Worcester State University has earned the Carnegie Foundation’s Community Engagement classification for 2015, as announced recently by the Carnegie Foundation for the Advancement of Teaching and the New England Resource Center for Higher Education.
The classification recognizes the broad and deep commitment the University has to engaging students in the community. Close to 2,000 Worcester State University students having worked with more than 350 partners, contributing more than 150,000 hours of service to area communities in 2013-2014.
Worcester State University is one of 83 private and public higher education institutions in the U.S. that are first-time recipients of the Carnegie Foundation’s Community Engagement classification, and joins the ranks of other Carnegie-classified Massachusetts colleges and universities such as Northeastern, Clark, and UMass.
In order to be selected, institutions had to provide descriptions and examples of institutionalized practices of community engagement that showed alignment among mission, culture, leadership, resources and practices.
Mark Wagner, Ph.D., director of the John J. Binienda Center for Civic Engagement said, “We are honored by this designation, and it puts us in good company on a state and national level. It also gives us the opportunity to continue community-minded work at the university and build on these gains in areas of assessment and reciprocity within our partnerships.”
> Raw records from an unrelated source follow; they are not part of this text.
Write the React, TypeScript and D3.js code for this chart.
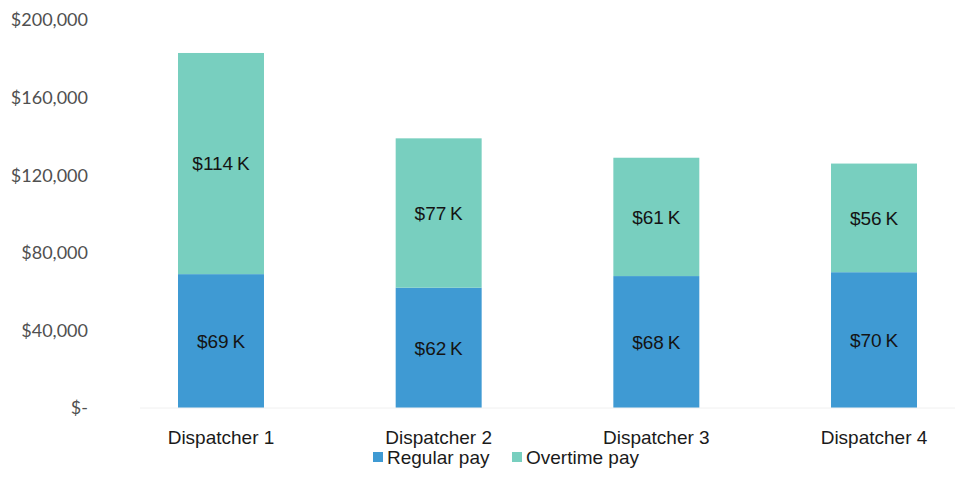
import React from "react";
import * as d3 from "d3";

const categories = ["Dispatcher 1", "Dispatcher 2", "Dispatcher 3", "Dispatcher 4"];
const regularPay = [69000, 62000, 68000, 70000];
const overtimePay = [114000, 77000, 61000, 56000];
const yTicks = [0, 40000, 80000, 120000, 160000, 200000];
const seriesNames = ["Regular pay", "Overtime pay"];
const seriesColors = ["#3F9AD3", "#78CFBF"];

const W = 961;
const H = 497;

export default function App() {
  const y = d3.scaleLinear().domain([0, 200000]).range([408, 20]);
  const x = d3
    .scaleBand<string>()
    .domain(categories)
    .range([140, 955])
    .paddingInner(0.605)
    .paddingOuter(0.1746);
  const bw = x.bandwidth();
  const fmtTick = (v: number) => (v === 0 ? "$-" : d3.format("$,")(v));
  const fmtK = (v: number) => `$${Math.round(v / 1000)}\u2009K`;
  const font = "'Liberation Sans', Arial, sans-serif";

  return (
    <svg width={W} height={H} style={{ position: "absolute", left: 0, top: 0, background: "#fff" }}>
      {yTicks.map((t) => (
        <text
          key={t}
          x={88}
          y={y(t)}
          dy="0.35em"
          textAnchor="end"
          fontFamily="Lato, 'Open Sans', sans-serif"
          fontSize={18}
          fill="#505050"
        >
          {fmtTick(t)}
        </text>
      ))}
      {categories.map((c, i) => {
        const x0 = x(c)!;
        const r = regularPay[i];
        const o = overtimePay[i];
        return (
          <g key={c}>
            <rect x={x0} y={y(r)} width={bw} height={y(0) - y(r)} fill={seriesColors[0]} />
            <rect x={x0} y={y(r + o)} width={bw} height={y(r) - y(r + o)} fill={seriesColors[1]} />
            <text
              x={x0 + bw / 2}
              y={(y(0) + y(r)) / 2}
              dy="0.35em"
              textAnchor="middle"
              fontFamily={font}
              fontSize={19}
              fill="#141414"
            >
              {fmtK(r)}
            </text>
            <text
              x={x0 + bw / 2}
              y={(y(r) + y(r + o)) / 2}
              dy="0.35em"
              textAnchor="middle"
              fontFamily={font}
              fontSize={19}
              fill="#141414"
            >
              {fmtK(o)}
            </text>
            <text
              x={x0 + bw / 2}
              y={437}
              dy="0.35em"
              textAnchor="middle"
              fontFamily={font}
              fontSize={19}
              fill="#1a1a1a"
            >
              {c}
            </text>
          </g>
        );
      })}
      <line x1={140} x2={955} y1={y(0)} y2={y(0)} stroke="#f0f0f0" strokeWidth={1} />
      {seriesNames.map((s, i) => {
        const lx = [373, 512][i];
        return (
          <g key={s}>
            <rect x={lx} y={452} width={10} height={10} fill={seriesColors[i]} />
            <text
              x={lx + 14}
              y={457}
              dy="0.35em"
              fontFamily={font}
              fontSize={19}
              fill="#1a1a1a"
            >
              {s}
            </text>
          </g>
        );
      })}
    </svg>
  );
}
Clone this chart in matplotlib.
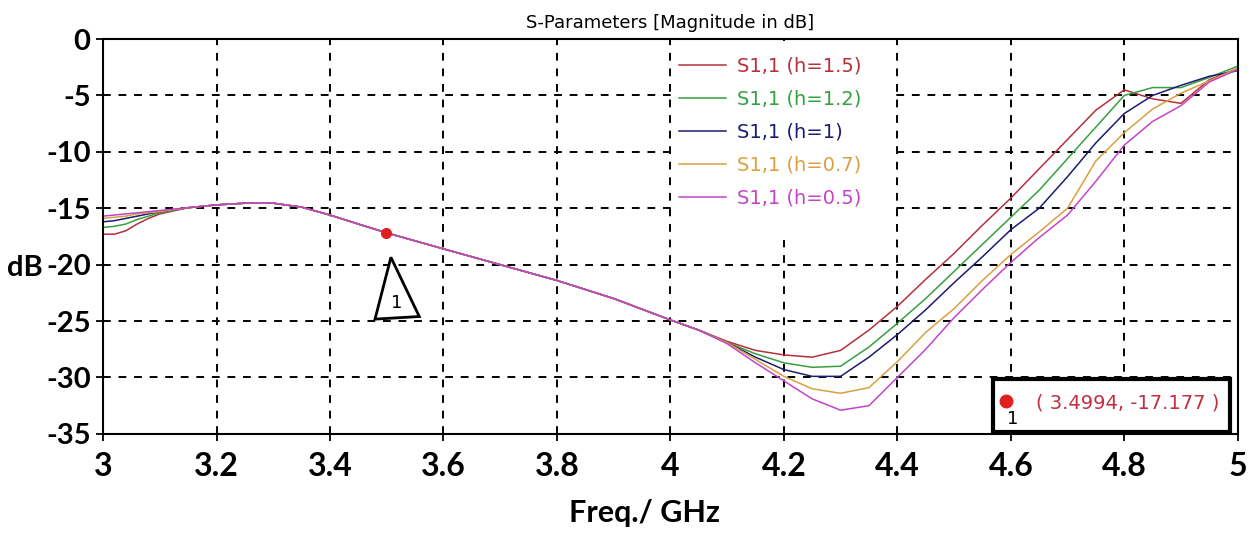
import matplotlib
matplotlib.use('Agg')
import matplotlib.pyplot as plt
from matplotlib.patches import Rectangle, Polygon

plt.rcParams['axes.unicode_minus'] = False

# frequency grid (GHz) and S11 (dB)
freq = [3.0, 3.02, 3.04, 3.06, 3.08, 3.1, 3.15, 3.2, 3.25, 3.3, 3.35, 3.4, 3.45, 3.5,
        3.6, 3.7, 3.8, 3.9, 4.0, 4.05, 4.1, 4.15, 4.2, 4.25, 4.3, 4.35, 4.4, 4.45, 4.5,
        4.55, 4.6, 4.65, 4.7, 4.75, 4.8, 4.85, 4.9, 4.95, 5.0]

common = [-14.95, -14.7, -14.55, -14.55, -14.9, -15.6, -16.4, -17.18,
          -18.6, -20.0, -21.4, -23.0, -24.9, -25.8]

s11_h15 = [-17.3, -17.3, -17.0, -16.4, -15.9, -15.5] + common + \
    [-26.8, -27.6, -28.0, -28.2, -27.6, -25.8, -23.7, -21.3, -19.0,
     -16.5, -14.1, -11.5, -8.9, -6.3, -4.5, -5.3, -5.7, -3.6, -2.6]
s11_h12 = [-16.7, -16.6, -16.4, -16.0, -15.7, -15.4] + common + \
    [-26.9, -27.9, -28.7, -29.1, -29.0, -27.3, -25.2, -23.0, -20.6,
     -18.2, -15.8, -13.4, -10.6, -7.8, -5.0, -4.3, -4.3, -3.4, -2.4]
s11_h1 = [-16.2, -16.1, -15.9, -15.7, -15.5, -15.3] + common + \
    [-26.9, -28.2, -29.3, -29.9, -29.9, -28.2, -26.2, -24.0, -21.6,
     -19.3, -16.9, -15.0, -12.2, -9.2, -6.6, -5.0, -4.1, -3.3, -2.8]
s11_h07 = [-15.9, -15.8, -15.7, -15.5, -15.4, -15.3] + common + \
    [-26.9, -28.4, -29.9, -31.0, -31.4, -30.9, -28.6, -26.0, -23.9,
     -21.4, -19.1, -17.1, -15.0, -10.8, -8.3, -6.2, -4.8, -3.7, -2.6]
s11_h05 = [-15.7, -15.6, -15.5, -15.4, -15.3, -15.2] + common + \
    [-27.0, -28.7, -30.3, -31.9, -32.9, -32.5, -30.0, -27.5, -24.7,
     -22.2, -19.8, -17.6, -15.6, -12.6, -9.4, -7.3, -5.9, -3.8, -2.7]

labels = ['S1,1 (h=1.5)', 'S1,1 (h=1.2)', 'S1,1 (h=1)', 'S1,1 (h=0.7)', 'S1,1 (h=0.5)']
colors = ['#b5303a', '#35a040', '#1c1c70', '#d9a040', '#c444c8']
series = [s11_h15, s11_h12, s11_h1, s11_h07, s11_h05]

marker_f = 3.4994
marker_db = -17.177

bold_font = ['Lato', 'DejaVu Sans']

fig = plt.figure(figsize=(12.58, 5.35), dpi=100)
ax = fig.add_axes([0.0819, 0.189, 0.902, 0.738])

for y, c, lab in zip(series, colors, labels):
    ax.plot(freq, y, color=c, lw=1.1, label=lab)

ax.set_xlim(3, 5)
ax.set_ylim(-35, 0)
ax.set_xticks([3, 3.2, 3.4, 3.6, 3.8, 4, 4.2, 4.4, 4.6, 4.8, 5])
ax.set_xticklabels(['3', '3.2', '3.4', '3.6', '3.8', '4', '4.2', '4.4', '4.6', '4.8', '5'])
ax.set_yticks(range(-35, 1, 5))
for t in ax.get_xticklabels():
    t.set_family(bold_font)
    t.set_fontweight('bold')
    t.set_fontsize(23)
for t in ax.get_yticklabels():
    t.set_family(bold_font)
    t.set_fontweight('bold')
    t.set_fontsize(21)
ax.tick_params(axis='x', length=5, width=1.3, pad=8)
ax.tick_params(axis='y', length=5, width=1.3, pad=4)
ax.grid(True, color='black', linestyle=(0, (4, 4)), linewidth=1.4)
for s in ax.spines.values():
    s.set_linewidth(1.5)

ax.set_title('S-Parameters [Magnitude in dB]', fontsize=13, pad=8)
ax.set_xlabel('Freq./ GHz', fontsize=22, fontweight='bold', family=bold_font, va='center')
ax.xaxis.set_label_coords(0.477, -0.2)
ax.set_ylabel('dB', fontsize=21, fontweight='bold', family=bold_font, rotation=0,
              ha='right', va='center')
ax.yaxis.set_label_coords(-0.053, 0.42)

# white patch behind the legend hides the grid there
ax.add_patch(Rectangle((0.502, 0.49), 0.196, 0.505, transform=ax.transAxes,
                       facecolor='white', edgecolor='none', zorder=1.6))
ax.legend(loc='upper left', bbox_to_anchor=(0.508, 0.955), frameon=False,
          labelcolor='linecolor', fontsize=14, handlelength=2.4,
          handletextpad=0.55, labelspacing=0.72, borderpad=0, borderaxespad=0)

# marker 1
ax.plot([marker_f], [marker_db], 'o', color='#e02020', ms=7, zorder=5)
tri = Polygon([(marker_f + 0.008, marker_db - 2.17), (marker_f - 0.02, marker_db - 7.65),
               (marker_f + 0.058, marker_db - 7.42)], closed=True,
              facecolor='white', edgecolor='black', lw=2, zorder=4)
ax.add_patch(tri)
ax.text(marker_f + 0.019, marker_db - 6.2, '1', fontsize=13, ha='center', va='center', zorder=6)

# marker readout box
box = Rectangle((0.784, 0.005), 0.209, 0.134, transform=ax.transAxes,
                facecolor='white', edgecolor='black', lw=3, zorder=6)
ax.add_patch(box)
ax.plot([0.796], [0.083], 'o', color='#e02020', ms=9, transform=ax.transAxes, zorder=7)
ax.text(0.802, 0.037, '1', fontsize=13, ha='center', va='center',
        transform=ax.transAxes, zorder=7)
ax.text(0.822, 0.078, f'( {marker_f}, {marker_db} )', fontsize=14, color='#c03040',
        ha='left', va='center', transform=ax.transAxes, zorder=7)

fig.savefig('out.png', dpi=100)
“As a public university in the city of Worcester, we take pride in our deep commitment to civic engagement and we value the skills that engagement brings to our students,” said President Barry M. Maloney. “We are pleased the Carnegie Foundation has recognized us with this designation. I congratulate Dr. Mark Wagner, and the many others he worked with across the campus, to submit the Carnegie application, and I applaud him for his leadership in facilitating community service, service learning and volunteer initiatives.”
The Foundation, through the work of the Carnegie Commission on Higher Education, developed the first typology of American colleges and universities in 1970 as a research tool to describe and represent the diversity of U.S. higher education. The Carnegie Classification of Institutions of Higher Education continues to be used for a wide range of purposes by academic researchers, institutional personnel, policymakers and others.
A listing of the institutions that hold the Community Engagement Classification can be found on NERCHE’s website.